--- START ---
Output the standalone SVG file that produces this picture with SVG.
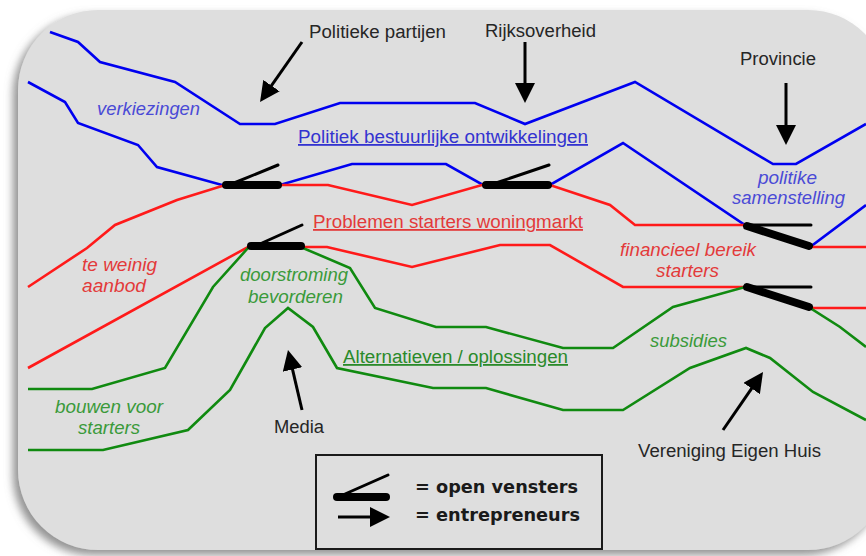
<svg xmlns="http://www.w3.org/2000/svg" width="866" height="556" viewBox="0 0 866 556">
<defs>
<filter id="sh" x="-10%" y="-10%" width="120%" height="120%">
<feDropShadow dx="-5" dy="5" stdDeviation="4" flood-color="#777" flood-opacity="0.8"/>
</filter>
<marker id="ah" markerUnits="userSpaceOnUse" viewBox="0 0 20 20" refX="8" refY="10" markerWidth="20" markerHeight="20" orient="auto">
<path d="M0,0 L20,10 L0,20 z" fill="#000"/>
</marker>
<style>
.ln{fill:none;stroke-width:2.6;stroke-linejoin:miter}
.b{stroke:#0000f0}
.r{stroke:#ff1a1a}
.g{stroke:#108a10}
.bar{stroke:#000;stroke-width:8;stroke-linecap:round}
.thin{stroke:#000;stroke-width:3;stroke-linecap:round}
.arr{stroke:#000;stroke-width:3;marker-end:url(#ah)}
text{font-family:"Liberation Sans",Arial,sans-serif;font-size:18px}
.lab{fill:#262626}
.it{font-style:italic}
.tb{fill:#4a4ad6}
.tr{fill:#e33a3a}
.tg{fill:#3a9a3a}
.u{text-decoration:underline}
.lg{font-family:"DejaVu Sans",Verdana,sans-serif;font-weight:bold;font-size:17px;fill:#1a1a1a}
</style>
</defs>
<rect id="background" x="18" y="10" width="870" height="540" rx="80" ry="80" fill="#dedede" filter="url(#sh)"/>
<g id="connectors">
<polyline class="ln b" points="50,32 78,42 100,62 175,82 240,124 275,124 340,103 475,103 525,124 580,103 635,82 773,164 796,164 866,124"/>
<polyline class="ln b" points="28,82 65,102 78,123 138,145 157,167 222,185 280,185 352,164 446,164 483,185 550,185 623,143 745,225 810,247 866,205"/>
<polyline class="ln r" points="28,287 87,248 115,225 177,200 222,186 280,185 328,185 412,205 482,185 550,185 610,205 635,225 745,225 810,247 866,247"/>
<polyline class="ln r" points="28,368 248,247 303,247 327,247 412,267 500,245 550,245 623,287 745,287 810,308 866,308"/>
<polyline class="ln g" points="28,389 92,389 165,368 213,287 248,248 303,248 350,268 375,308 436,327 486,327 563,348 613,348 673,307 745,287 810,308 840,327 866,347"/>
<polyline class="ln g" points="28,450 103,450 188,430 230,390 247,360 265,328 288,308 313,327 337,368 433,388 486,388 563,410 623,410 690,368 746,348 770,358 813,392 866,420"/>
<line class="arr" x1="302" y1="42" x2="266.9" y2="92.2"/>
<line class="arr" x1="525" y1="42" x2="525" y2="91"/>
<line class="arr" x1="786" y1="83" x2="786" y2="133"/>
<line class="arr" x1="302" y1="410" x2="290.7" y2="361.7"/>
<line class="arr" x1="723" y1="430" x2="756.2" y2="381.9"/>
</g>
<g id="window1"><line class="bar" x1="226" y1="185" x2="278" y2="185"/><line class="thin" x1="234" y1="183" x2="278" y2="165"/></g>
<g id="window2"><line class="bar" x1="486" y1="185" x2="548" y2="185"/><line class="thin" x1="496" y1="183" x2="549" y2="165"/></g>
<g id="window3"><line class="bar" x1="251" y1="246" x2="301" y2="246"/><line class="thin" x1="262" y1="243" x2="302" y2="225"/></g>
<g id="window4"><line class="bar" x1="747" y1="226" x2="809" y2="246"/><line class="thin" x1="747" y1="225" x2="811" y2="225"/></g>
<g id="window5"><line class="bar" x1="747" y1="287" x2="809" y2="307"/><line class="thin" x1="747" y1="287" x2="811" y2="287"/></g>
<g id="label-politieke-partijen"><text class="lab" x="309" y="38" textLength="137" lengthAdjust="spacingAndGlyphs">Politieke partijen</text></g>
<g id="label-rijksoverheid"><text class="lab" x="485" y="37" textLength="111" lengthAdjust="spacingAndGlyphs">Rijksoverheid</text></g>
<g id="label-provincie"><text class="lab" x="740" y="65" textLength="76" lengthAdjust="spacingAndGlyphs">Provincie</text></g>
<g id="label-media"><text class="lab" x="274" y="433" textLength="50" lengthAdjust="spacingAndGlyphs">Media</text></g>
<g id="label-veh"><text class="lab" x="638" y="457" textLength="183" lengthAdjust="spacingAndGlyphs">Vereniging Eigen Huis</text></g>
<g id="label-verkiezingen"><text class="it tb" x="97" y="115" textLength="103" lengthAdjust="spacingAndGlyphs">verkiezingen</text></g>
<g id="label-politiek"><text class="tb u" x="298" y="143" textLength="290" lengthAdjust="spacingAndGlyphs" style="fill:#3333d0">Politiek bestuurlijke ontwikkelingen</text></g>
<g id="label-politike"><text class="it tb" x="758" y="184" textLength="59" lengthAdjust="spacingAndGlyphs">politike</text><text class="it tb" x="732" y="204" textLength="113" lengthAdjust="spacingAndGlyphs">samenstelling</text></g>
<g id="label-problemen"><text class="tr u" x="313" y="228" textLength="270" lengthAdjust="spacingAndGlyphs">Problemen starters woningmarkt</text></g>
<g id="label-te-weinig"><text class="it tr" x="82" y="271" textLength="75" lengthAdjust="spacingAndGlyphs">te weinig</text><text class="it tr" x="82" y="292" textLength="64" lengthAdjust="spacingAndGlyphs">aanbod</text></g>
<g id="label-financieel"><text class="it tr" x="620" y="256" textLength="136" lengthAdjust="spacingAndGlyphs">financieel bereik</text><text class="it tr" x="656" y="277" textLength="63" lengthAdjust="spacingAndGlyphs">starters</text></g>
<g id="label-doorstroming"><text class="it tg" x="240" y="281" textLength="108" lengthAdjust="spacingAndGlyphs">doorstroming</text><text class="it tg" x="248" y="303" textLength="95" lengthAdjust="spacingAndGlyphs">bevorderen</text></g>
<g id="label-alternatieven"><text class="tg u" x="343" y="363" textLength="225" lengthAdjust="spacingAndGlyphs" style="fill:#2a8a2a">Alternatieven / oplossingen</text></g>
<g id="label-subsidies"><text class="it tg" x="650" y="347" textLength="77" lengthAdjust="spacingAndGlyphs">subsidies</text></g>
<g id="label-bouwen"><text class="it tg" x="55" y="413" textLength="108" lengthAdjust="spacingAndGlyphs">bouwen voor</text><text class="it tg" x="78" y="434" textLength="62" lengthAdjust="spacingAndGlyphs">starters</text></g>
<g id="legend">
<rect x="316" y="455" width="286" height="94" fill="#dedede" stroke="#1a1a1a" stroke-width="2"/>
<line class="bar" x1="337" y1="497" x2="386" y2="497"/>
<line class="thin" x1="345" y1="494" x2="388" y2="475"/>
<line class="arr" x1="338" y1="517" x2="378" y2="517"/>
<text class="lg" x="415" y="493" textLength="163" lengthAdjust="spacingAndGlyphs">= open vensters</text>
<text class="lg" x="415" y="521" textLength="165" lengthAdjust="spacingAndGlyphs">= entrepreneurs</text>
</g>
</svg>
--- END ---
All the material shown above is to be copied exactly, with no pictures carried over.

WORKED SOLUTION:
Output the standalone SVG file that produces this picture with SVG.
<svg xmlns="http://www.w3.org/2000/svg" width="866" height="556" viewBox="0 0 866 556">
<defs>
<filter id="sh" x="-10%" y="-10%" width="120%" height="120%">
<feDropShadow dx="-5" dy="5" stdDeviation="4" flood-color="#777" flood-opacity="0.8"/>
</filter>
<marker id="ah" markerUnits="userSpaceOnUse" viewBox="0 0 20 20" refX="8" refY="10" markerWidth="20" markerHeight="20" orient="auto">
<path d="M0,0 L20,10 L0,20 z" fill="#000"/>
</marker>
<style>
.ln{fill:none;stroke-width:2.6;stroke-linejoin:miter}
.b{stroke:#0000f0}
.r{stroke:#ff1a1a}
.g{stroke:#108a10}
.bar{stroke:#000;stroke-width:8;stroke-linecap:round}
.thin{stroke:#000;stroke-width:3;stroke-linecap:round}
.arr{stroke:#000;stroke-width:3;marker-end:url(#ah)}
text{font-family:"Liberation Sans",Arial,sans-serif;font-size:18px}
.lab{fill:#262626}
.it{font-style:italic}
.tb{fill:#4a4ad6}
.tr{fill:#e33a3a}
.tg{fill:#3a9a3a}
.u{text-decoration:underline}
.lg{font-family:"DejaVu Sans",Verdana,sans-serif;font-weight:bold;font-size:17px;fill:#1a1a1a}
</style>
</defs>
<rect id="background" x="18" y="10" width="870" height="540" rx="80" ry="80" fill="#dedede" filter="url(#sh)"/>
<g id="connectors">
<polyline class="ln b" points="50,32 78,42 100,62 175,82 240,124 275,124 340,103 475,103 525,124 580,103 635,82 773,164 796,164 866,124"/>
<polyline class="ln b" points="28,82 65,102 78,123 138,145 157,167 222,185 280,185 352,164 446,164 483,185 550,185 623,143 745,225 810,247 866,205"/>
<polyline class="ln r" points="28,287 87,248 115,225 177,200 222,186 280,185 328,185 412,205 482,185 550,185 610,205 635,225 745,225 810,247 866,247"/>
<polyline class="ln r" points="28,368 248,247 303,247 327,247 412,267 500,245 550,245 623,287 745,287 810,308 866,308"/>
<polyline class="ln g" points="28,389 92,389 165,368 213,287 248,248 303,248 350,268 375,308 436,327 486,327 563,348 613,348 673,307 745,287 810,308 840,327 866,347"/>
<polyline class="ln g" points="28,450 103,450 188,430 230,390 247,360 265,328 288,308 313,327 337,368 433,388 486,388 563,410 623,410 690,368 746,348 770,358 813,392 866,420"/>
<line class="arr" x1="302" y1="42" x2="266.9" y2="92.2"/>
<line class="arr" x1="525" y1="42" x2="525" y2="91"/>
<line class="arr" x1="786" y1="83" x2="786" y2="133"/>
<line class="arr" x1="302" y1="410" x2="290.7" y2="361.7"/>
<line class="arr" x1="723" y1="430" x2="756.2" y2="381.9"/>
</g>
<g id="window1"><line class="bar" x1="226" y1="185" x2="278" y2="185"/><line class="thin" x1="234" y1="183" x2="278" y2="165"/></g>
<g id="window2"><line class="bar" x1="486" y1="185" x2="548" y2="185"/><line class="thin" x1="496" y1="183" x2="549" y2="165"/></g>
<g id="window3"><line class="bar" x1="251" y1="246" x2="301" y2="246"/><line class="thin" x1="262" y1="243" x2="302" y2="225"/></g>
<g id="window4"><line class="bar" x1="747" y1="226" x2="809" y2="246"/><line class="thin" x1="747" y1="225" x2="811" y2="225"/></g>
<g id="window5"><line class="bar" x1="747" y1="287" x2="809" y2="307"/><line class="thin" x1="747" y1="287" x2="811" y2="287"/></g>
<g id="label-politieke-partijen"><text class="lab" x="309" y="38" textLength="137" lengthAdjust="spacingAndGlyphs">Politieke partijen</text></g>
<g id="label-rijksoverheid"><text class="lab" x="485" y="37" textLength="111" lengthAdjust="spacingAndGlyphs">Rijksoverheid</text></g>
<g id="label-provincie"><text class="lab" x="740" y="65" textLength="76" lengthAdjust="spacingAndGlyphs">Provincie</text></g>
<g id="label-media"><text class="lab" x="274" y="433" textLength="50" lengthAdjust="spacingAndGlyphs">Media</text></g>
<g id="label-veh"><text class="lab" x="638" y="457" textLength="183" lengthAdjust="spacingAndGlyphs">Vereniging Eigen Huis</text></g>
<g id="label-verkiezingen"><text class="it tb" x="97" y="115" textLength="103" lengthAdjust="spacingAndGlyphs">verkiezingen</text></g>
<g id="label-politiek"><text class="tb u" x="298" y="143" textLength="290" lengthAdjust="spacingAndGlyphs" style="fill:#3333d0">Politiek bestuurlijke ontwikkelingen</text></g>
<g id="label-politike"><text class="it tb" x="758" y="184" textLength="59" lengthAdjust="spacingAndGlyphs">politike</text><text class="it tb" x="732" y="204" textLength="113" lengthAdjust="spacingAndGlyphs">samenstelling</text></g>
<g id="label-problemen"><text class="tr u" x="313" y="228" textLength="270" lengthAdjust="spacingAndGlyphs">Problemen starters woningmarkt</text></g>
<g id="label-te-weinig"><text class="it tr" x="82" y="271" textLength="75" lengthAdjust="spacingAndGlyphs">te weinig</text><text class="it tr" x="82" y="292" textLength="64" lengthAdjust="spacingAndGlyphs">aanbod</text></g>
<g id="label-financieel"><text class="it tr" x="620" y="256" textLength="136" lengthAdjust="spacingAndGlyphs">financieel bereik</text><text class="it tr" x="656" y="277" textLength="63" lengthAdjust="spacingAndGlyphs">starters</text></g>
<g id="label-doorstroming"><text class="it tg" x="240" y="281" textLength="108" lengthAdjust="spacingAndGlyphs">doorstroming</text><text class="it tg" x="248" y="303" textLength="95" lengthAdjust="spacingAndGlyphs">bevorderen</text></g>
<g id="label-alternatieven"><text class="tg u" x="343" y="363" textLength="225" lengthAdjust="spacingAndGlyphs" style="fill:#2a8a2a">Alternatieven / oplossingen</text></g>
<g id="label-subsidies"><text class="it tg" x="650" y="347" textLength="77" lengthAdjust="spacingAndGlyphs">subsidies</text></g>
<g id="label-bouwen"><text class="it tg" x="55" y="413" textLength="108" lengthAdjust="spacingAndGlyphs">bouwen voor</text><text class="it tg" x="78" y="434" textLength="62" lengthAdjust="spacingAndGlyphs">starters</text></g>
<g id="legend">
<rect x="316" y="455" width="286" height="94" fill="#dedede" stroke="#1a1a1a" stroke-width="2"/>
<line class="bar" x1="337" y1="497" x2="386" y2="497"/>
<line class="thin" x1="345" y1="494" x2="388" y2="475"/>
<line class="arr" x1="338" y1="517" x2="378" y2="517"/>
<text class="lg" x="415" y="493" textLength="163" lengthAdjust="spacingAndGlyphs">= open vensters</text>
<text class="lg" x="415" y="521" textLength="165" lengthAdjust="spacingAndGlyphs">= entrepreneurs</text>
</g>
</svg>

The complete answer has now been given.